[Task details]
Give back the full listing, character for character, with no pictures.

[Supplied material]
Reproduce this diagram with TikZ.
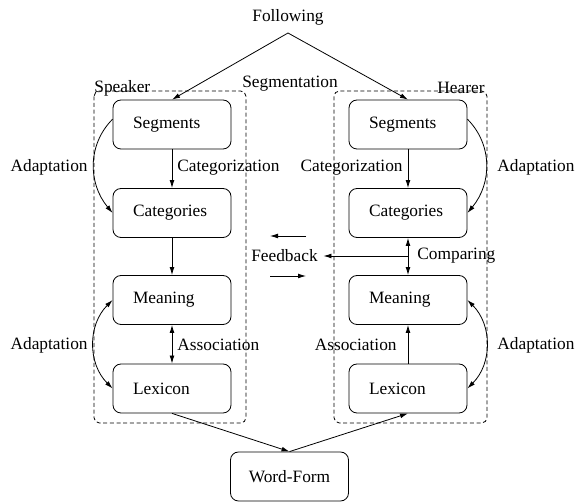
\documentclass[tikz,border=0pt]{standalone}
\usepackage{fontspec}
\IfFontExistsTF{LiberationSerif-Regular.ttf}{\setmainfont{LiberationSerif-Regular.ttf}}{\setmainfont{Liberation Serif}}
\usetikzlibrary{arrows.meta}
\tikzset{
  blk/.style={draw,rounded corners=6pt,minimum width=88.5pt,minimum height=36.75pt,text width=58.5pt,inner xsep=15pt,inner ysep=0pt,align=left},
  grp/.style={draw,dash pattern=on 3pt off 2pt,rounded corners=4pt},
  lbl/.style={inner sep=0.75pt},
}
\begin{document}
\begin{tikzpicture}[x=0.75pt,y=0.75pt,yscale=-1,xscale=1,line width=0.6pt,>={Latex[length=6pt,width=3.6pt]},font=\rmfamily\fontsize{13}{15}\selectfont]
    \useasboundingbox (0,0) rectangle (576,502);
    %Shape: Rectangle [speaker group]
    \draw[grp]   (94,91) rectangle (246,423) ;
    %Shape: Rectangle [hearer group]
    \draw[grp]   (334,91) rectangle (487,423) ;
    % Boxes
    \node[blk] (lseg) at (172,124.5) {Segments};
    \node[blk] (lcat) at (172,213) {Categories};
    \node[blk] (lmea) at (172,300) {Meaning};
    \node[blk] (llex) at (172,388.5) {Lexicon};
    \node[blk] (rseg) at (408,124.5) {Segments};
    \node[blk] (rcat) at (408,213) {Categories};
    \node[blk] (rmea) at (408,300) {Meaning};
    \node[blk] (rlex) at (408,388.5) {Lexicon};
    \node[blk,align=center,inner xsep=0pt,text width=88.5pt] (wform) at (289.5,476.5) {Word-Form};
    % Text Node
    \node[lbl] (follow) at (288,17) {Following};
    \coordinate (apex) at (288,33);
    % Text Node
    \node[lbl] (segm) at (290,84) {Segmentation};
    % Text Node
    \node[lbl,anchor=west] (spk) at (93,88) {Speaker};
    % Text Node
    \node[lbl,anchor=east] (hrr) at (486,88) {Hearer};
    % Text Node
    \node[lbl,anchor=west] (lcatz) at (176,168) {Categorization};
    \node[lbl,anchor=east] (rcatz) at (404,168) {Categorization};
    % Text Node
    \node[lbl,anchor=east] (ladp1) at (89,167) {Adaptation};
    \node[lbl,anchor=west] (radp1) at (496,167) {Adaptation};
    \node[lbl,anchor=east] (ladp2) at (89,345) {Adaptation};
    \node[lbl,anchor=west] (radp2) at (496,345) {Adaptation};
    % Text Node
    \node[lbl,anchor=west] (lass) at (176,345) {Association};
    \node[lbl,anchor=east] (rass) at (398,345) {Association};
    % Text Node
    \node[lbl,anchor=west] (cmpr) at (416,256) {Comparing};
    \node[lbl,inner xsep=4pt] (feed) at (284.5,256) {Feedback};
    \coordinate (cmp) at (408,256);
    \coordinate (fbua) at (306,236);
    \coordinate (fbub) at (270,236);
    \coordinate (fbla) at (270,276);
    \coordinate (fblb) at (306,276);
    %Straight Lines
    \draw[->] (apex) -- (lseg.north) ;
    \draw[->] (apex) -- (rseg.north) ;
    \draw[->] (lseg) -- (lcat) ;
    \draw[->] (lcat) -- (lmea) ;
    \draw[<->] (lmea) -- (llex) ;
    \draw[->] (rseg) -- (rcat) ;
    \draw[<->] (rcat) -- (rmea) ;
    \draw[->] (rlex) -- (rmea) ;
    \draw[->] (cmp) -- (feed.east) ;
    \draw[->] (fbua) -- (fbub) ;
    \draw[->] (fbla) -- (fblb) ;
    \draw[->] (llex.south) -- (wform.north) ;
    \draw[->] (wform.north) -- (rlex.south) ;
    %Curve Lines
    \draw[->] ([yshift=-4pt]lseg.west) .. controls +(-25,25) and +(-25,-30) .. (lcat.west) ;
    \draw[<->] (lmea.west) .. controls +(-25,25) and +(-25,-25) .. (llex.west) ;
    \draw[->] ([yshift=-4pt]rseg.east) .. controls +(25,25) and +(25,-30) .. (rcat.east) ;
    \draw[<->] (rmea.east) .. controls +(25,25) and +(25,-25) .. (rlex.east) ;
\end{tikzpicture}
\end{document}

[Exercise response]
Reproduce this diagram with TikZ.
\documentclass[tikz,border=0pt]{standalone}
\usepackage{fontspec}
\IfFontExistsTF{LiberationSerif-Regular.ttf}{\setmainfont{LiberationSerif-Regular.ttf}}{\setmainfont{Liberation Serif}}
\usetikzlibrary{arrows.meta}
\tikzset{
  blk/.style={draw,rounded corners=6pt,minimum width=88.5pt,minimum height=36.75pt,text width=58.5pt,inner xsep=15pt,inner ysep=0pt,align=left},
  grp/.style={draw,dash pattern=on 3pt off 2pt,rounded corners=4pt},
  lbl/.style={inner sep=0.75pt},
}
\begin{document}
\begin{tikzpicture}[x=0.75pt,y=0.75pt,yscale=-1,xscale=1,line width=0.6pt,>={Latex[length=6pt,width=3.6pt]},font=\rmfamily\fontsize{13}{15}\selectfont]
    \useasboundingbox (0,0) rectangle (576,502);
    %Shape: Rectangle [speaker group]
    \draw[grp]   (94,91) rectangle (246,423) ;
    %Shape: Rectangle [hearer group]
    \draw[grp]   (334,91) rectangle (487,423) ;
    % Boxes
    \node[blk] (lseg) at (172,124.5) {Segments};
    \node[blk] (lcat) at (172,213) {Categories};
    \node[blk] (lmea) at (172,300) {Meaning};
    \node[blk] (llex) at (172,388.5) {Lexicon};
    \node[blk] (rseg) at (408,124.5) {Segments};
    \node[blk] (rcat) at (408,213) {Categories};
    \node[blk] (rmea) at (408,300) {Meaning};
    \node[blk] (rlex) at (408,388.5) {Lexicon};
    \node[blk,align=center,inner xsep=0pt,text width=88.5pt] (wform) at (289.5,476.5) {Word-Form};
    % Text Node
    \node[lbl] (follow) at (288,17) {Following};
    \coordinate (apex) at (288,33);
    % Text Node
    \node[lbl] (segm) at (290,84) {Segmentation};
    % Text Node
    \node[lbl,anchor=west] (spk) at (93,88) {Speaker};
    % Text Node
    \node[lbl,anchor=east] (hrr) at (486,88) {Hearer};
    % Text Node
    \node[lbl,anchor=west] (lcatz) at (176,168) {Categorization};
    \node[lbl,anchor=east] (rcatz) at (404,168) {Categorization};
    % Text Node
    \node[lbl,anchor=east] (ladp1) at (89,167) {Adaptation};
    \node[lbl,anchor=west] (radp1) at (496,167) {Adaptation};
    \node[lbl,anchor=east] (ladp2) at (89,345) {Adaptation};
    \node[lbl,anchor=west] (radp2) at (496,345) {Adaptation};
    % Text Node
    \node[lbl,anchor=west] (lass) at (176,345) {Association};
    \node[lbl,anchor=east] (rass) at (398,345) {Association};
    % Text Node
    \node[lbl,anchor=west] (cmpr) at (416,256) {Comparing};
    \node[lbl,inner xsep=4pt] (feed) at (284.5,256) {Feedback};
    \coordinate (cmp) at (408,256);
    \coordinate (fbua) at (306,236);
    \coordinate (fbub) at (270,236);
    \coordinate (fbla) at (270,276);
    \coordinate (fblb) at (306,276);
    %Straight Lines
    \draw[->] (apex) -- (lseg.north) ;
    \draw[->] (apex) -- (rseg.north) ;
    \draw[->] (lseg) -- (lcat) ;
    \draw[->] (lcat) -- (lmea) ;
    \draw[<->] (lmea) -- (llex) ;
    \draw[->] (rseg) -- (rcat) ;
    \draw[<->] (rcat) -- (rmea) ;
    \draw[->] (rlex) -- (rmea) ;
    \draw[->] (cmp) -- (feed.east) ;
    \draw[->] (fbua) -- (fbub) ;
    \draw[->] (fbla) -- (fblb) ;
    \draw[->] (llex.south) -- (wform.north) ;
    \draw[->] (wform.north) -- (rlex.south) ;
    %Curve Lines
    \draw[->] ([yshift=-4pt]lseg.west) .. controls +(-25,25) and +(-25,-30) .. (lcat.west) ;
    \draw[<->] (lmea.west) .. controls +(-25,25) and +(-25,-25) .. (llex.west) ;
    \draw[->] ([yshift=-4pt]rseg.east) .. controls +(25,25) and +(25,-30) .. (rcat.east) ;
    \draw[<->] (rmea.east) .. controls +(25,25) and +(25,-25) .. (rlex.east) ;
\end{tikzpicture}
\end{document}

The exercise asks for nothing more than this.